Golfer James Leow is still undecided about turning professional but the SEA Games triumph has changed his mindset.
Golfer James Leow is still undecided about turning professional but the SEA Games triumph has changed his mindset.PHOTO: SNOC

James Leow is now swinging with more confidence after his historic win at last month's SEA Games, but the Singaporean's priority this week is to make the cut.

He carded a three-over 73 on Thursday (Jan 9) in the Hong Kong Open, which was rescheduled from last month because of the ongoing protests.

He was tied-81st, eight shots off leaders Wade Ormsby of Australia and Japan's Tomoharu Otsuki.

Next week, he will compete in the US$1 million (S$1.35 million) SMBC Singapore Open at Sentosa Golf Club's Serapong Course.

"I have no expectations," said the Arizona State University undergraduate.

"The priority is to make the cut, of course. I am really excited to be playing in these two big events."

In the Philippines on Dec 6, the 22-year-old won Singapore's second SEA Games individual golf title since Samson Gimson's triumph in Kuala Lumpur 30 years ago.

On tackling his third Singapore Open, Leow said: "The one that stands out the most was having to be really smart and disciplined about my target line for shots and course strategy for the tucked pins.

"With the big greens and pins tucked in the corner, lag putting is key to pars or even birdies. The less mistakes I make, the better."

Among those confirmed for the Open are defending champion Jazz Janewattananond of Thailand and the 2016 Rio de Janeiro Olympics top three - Justin Rose of England, Henrik Stenson of Sweden and the American Matt Kuchar.

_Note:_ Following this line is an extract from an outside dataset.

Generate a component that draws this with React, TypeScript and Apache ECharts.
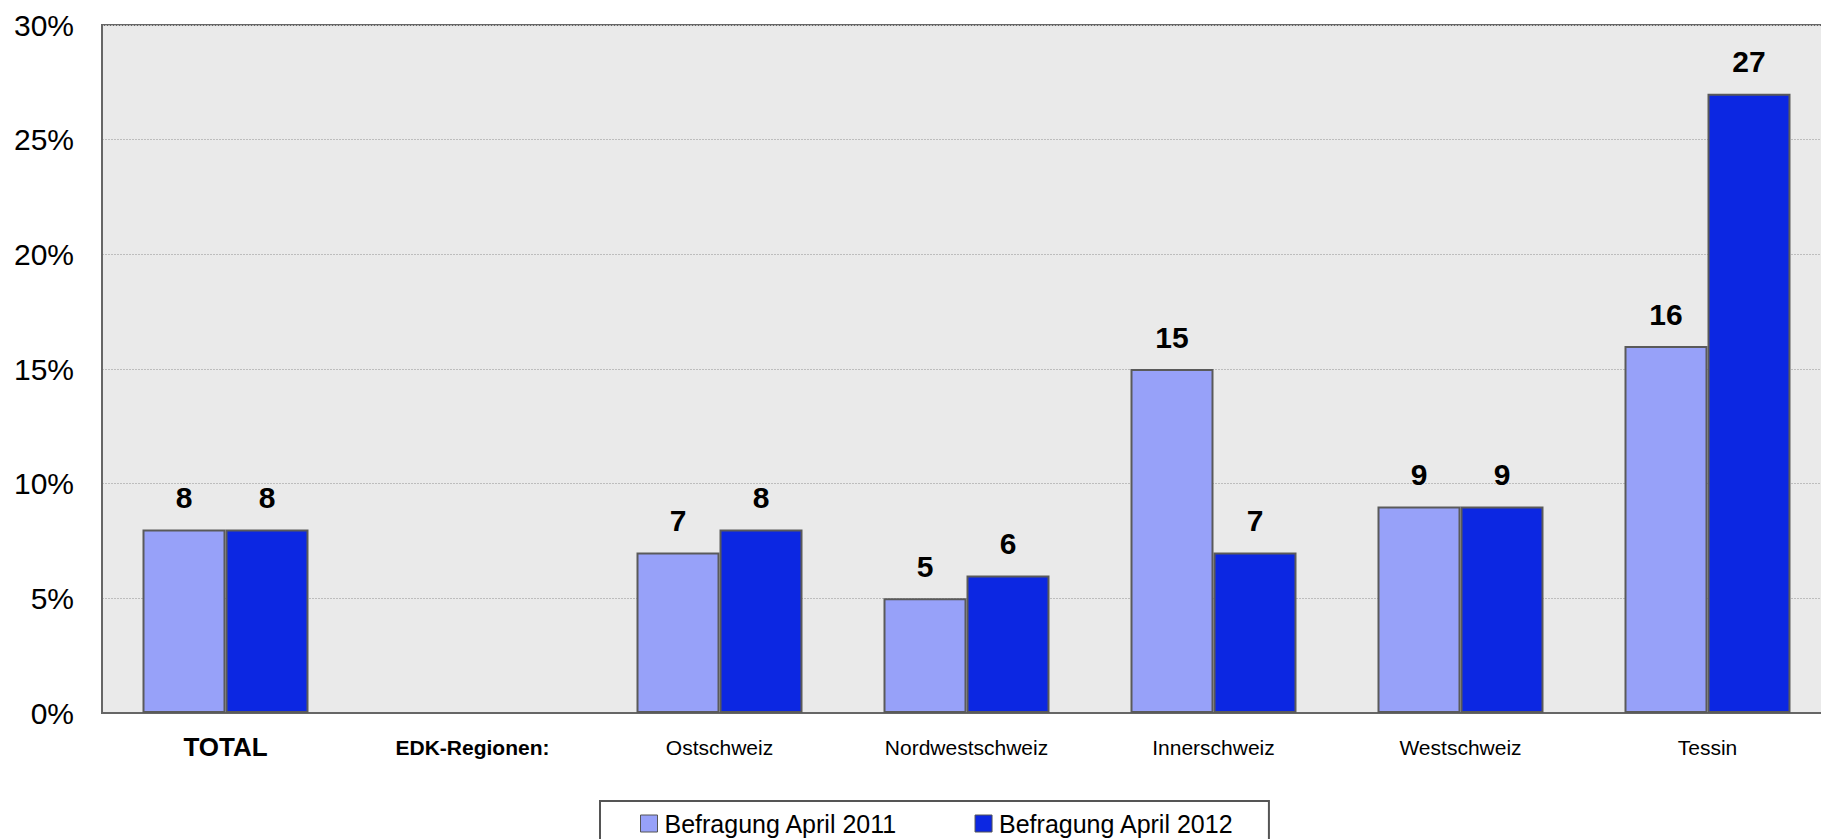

Ryo Ishikawa will be here for a third year on the back of a three-win Japan Tour last season.

 
 

He is joined by another crowd favourite, the South Korean Choi Ho-sung, the social media sensation with his "fisherman swing" who was joint-12th last year.

Leow will return to the United States after the tournaments. He plans to compete in amateur events like the British and European Amateurs and the Bonallack Trophy, a team tournament modelled after the Ryder Cup.

He is still undecided about turning professional but the SEA Games triumph has changed his mindset.

He said: "I was unsure if the game I've been working on was good enough to play anywhere.

"The win reaffirms that I'm on the right track. My strengths are becoming better and my weaknesses are becoming my strengths too, especially consistency with ball striking (spin and flight control) and overall self-belief."